After months of work, haggling, encouraging, and deep breathing, you finally have your innovation capability up and running.

Your innovation strategy clearly aligns with and supports the overall business strategy. Teams know the boundaries within which they can innovate, understand the results they need to deliver and access the people and tools they need to make progress. Your leadership team regularly engages with innovation teams, talks with customers, and shares progress and learnings with the whole organization.

Your work here is done. 

Right?

Wrong. 

It’s just beginning.

Building a lasting capability for sustainable and repeatable innovation is a marathon, not a sprint. And while what you achieved is genuinely momentous, it’s also the equivalent of signing up for a marathon, putting on your shoes, and walking out your front door. 

In short, you’ve just started training.

Training for a marathon

Full disclosure, I have never run a marathon, and I never intend to. Many years ago, a group of friends decided to run a marathon, and I volunteered to be their Team Manager and handle all travel and game day logistics. Long story short, I missed one of our re-fueling points because I took a nap in the car. Yes, I can’t even drive a marathon without getting tired.

So, to make sure this analogy holds, I sought training advice for beginners from Runner’s World. Here’s what I learned:

  1. Training usually requires 16 to 20 weeks of running three to five times a week. That’s 48 to 100 training sessions to complete ONE marathon!
  2. Beginners should focus on finishing the marathon, not their time to complete it. Remember, the first person to run a marathon died. Living to tell your tale is winning.
  3. You will miss training sessions. If you don’t miss too many (4 weeks or more), you’ll be fine.
  4. Training is hard. The key is distinguishing “good pain” from “bad pain.”
  5. Strength training and conditioning are just as important as running is in your training program.

Training for lasting innovation

Full disclosure, I have done a lot of innovation as both an intrapreneur and a consultant. As a result, I can assure you that leaders of newly established innovation capabilities endure a training experience similar to marathoners’.

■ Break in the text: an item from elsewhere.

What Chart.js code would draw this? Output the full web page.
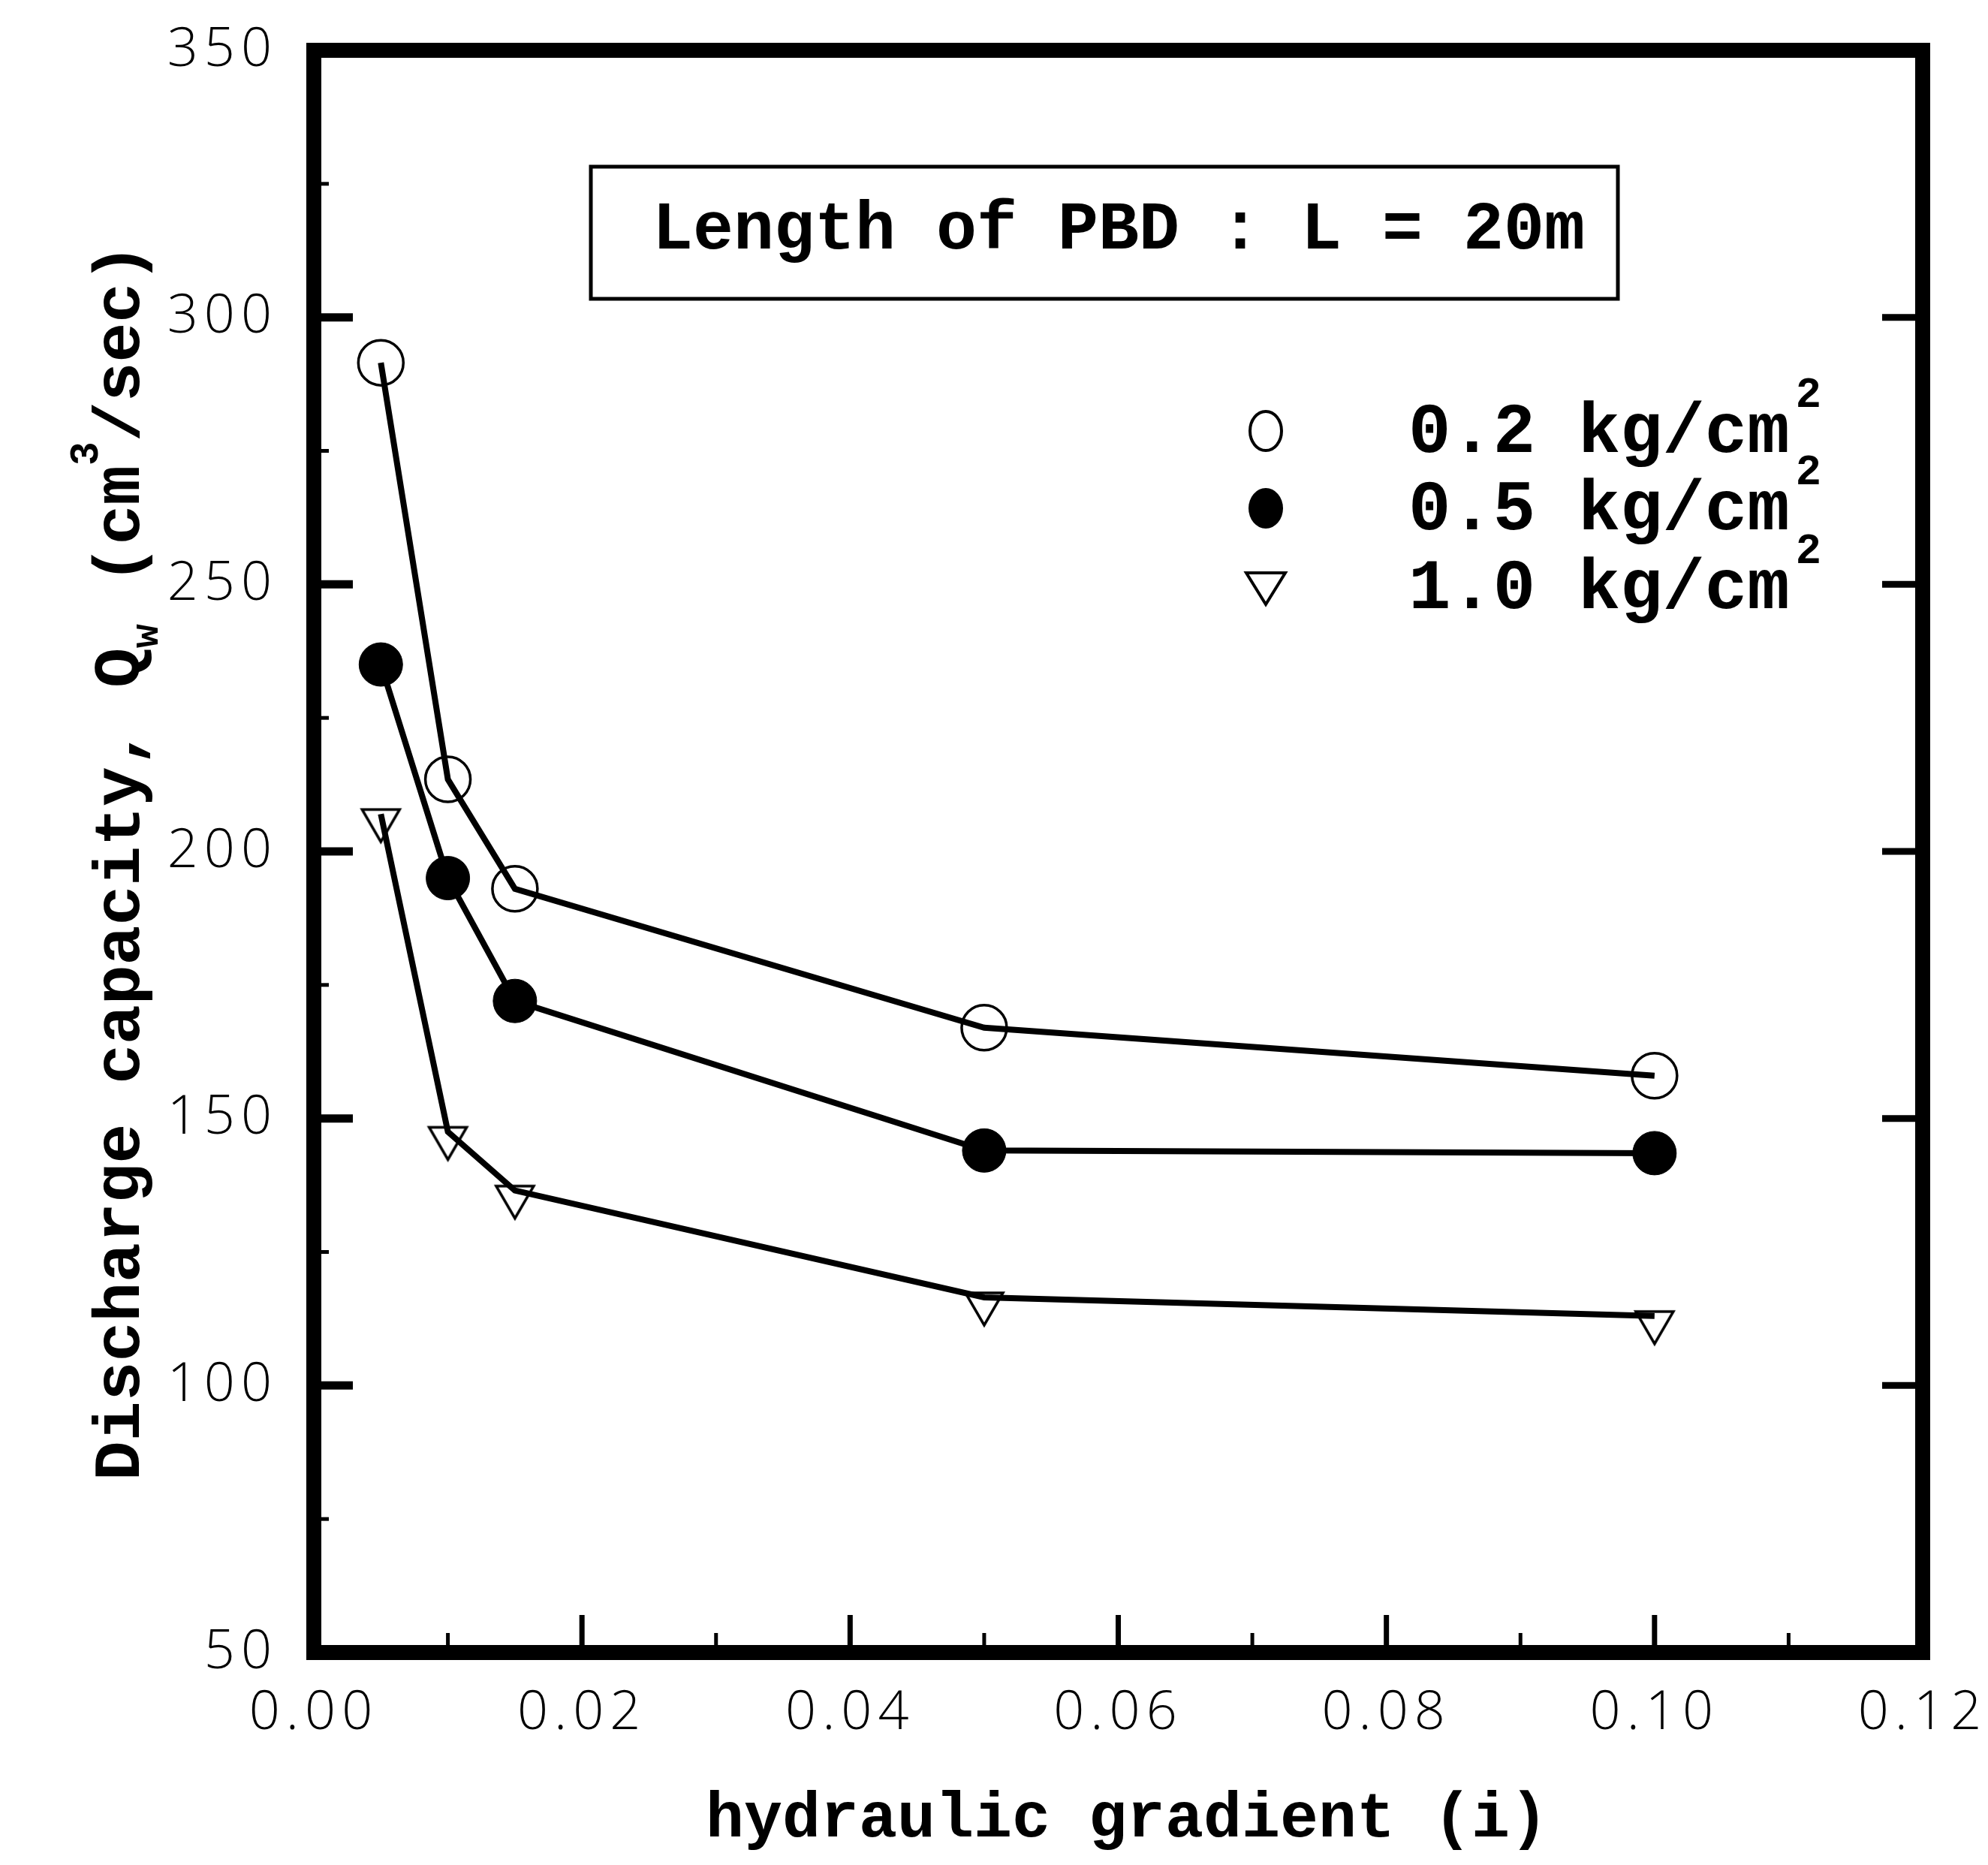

  1. Stabilizing your innovation capability to be “the way we do business” takes significantly longer than establishing it. You will have to engage, encourage, advocate, remind, steer, and communicate 48-100 times more now than you had to in the past.
  2. Organizations should focus on proving that they can successfully create, test, and launch a commercially viable innovation, not finding the next $1B idea. Remember, ideas are a dime a dozen, and the organization is burned out on innovation theater. Launching something that makes money proves that innovation is possible and that is winning.
  3. You will have failures. If you take the time to learn from them, to find the root cause, and make changes, so they don’t happen again, you’ll be fine.
  4. Innovation is hard because change and uncertainty are hard. The key is distinguishing “good pain” from bad pain. It’s called “growing pains,” not “growing tickles” for a reason.
  5. Managing and growing your core business is just as crucial as stabilizing and encouraging innovation. You need to see the whole picture to make the best decisions to reach your short-term AND long-term goals.

What’s your innovation training regimen?

Being a leader is like being a runner – it’s an identity.

Being a leader that supports and enables innovation is like being a marathoner – people think you’re crazy to endure the pain and discipline of training, but they will never know the high that comes from achieving a seemingly impossible goal.

What did I miss in the list above? What’s your innovation training regimen?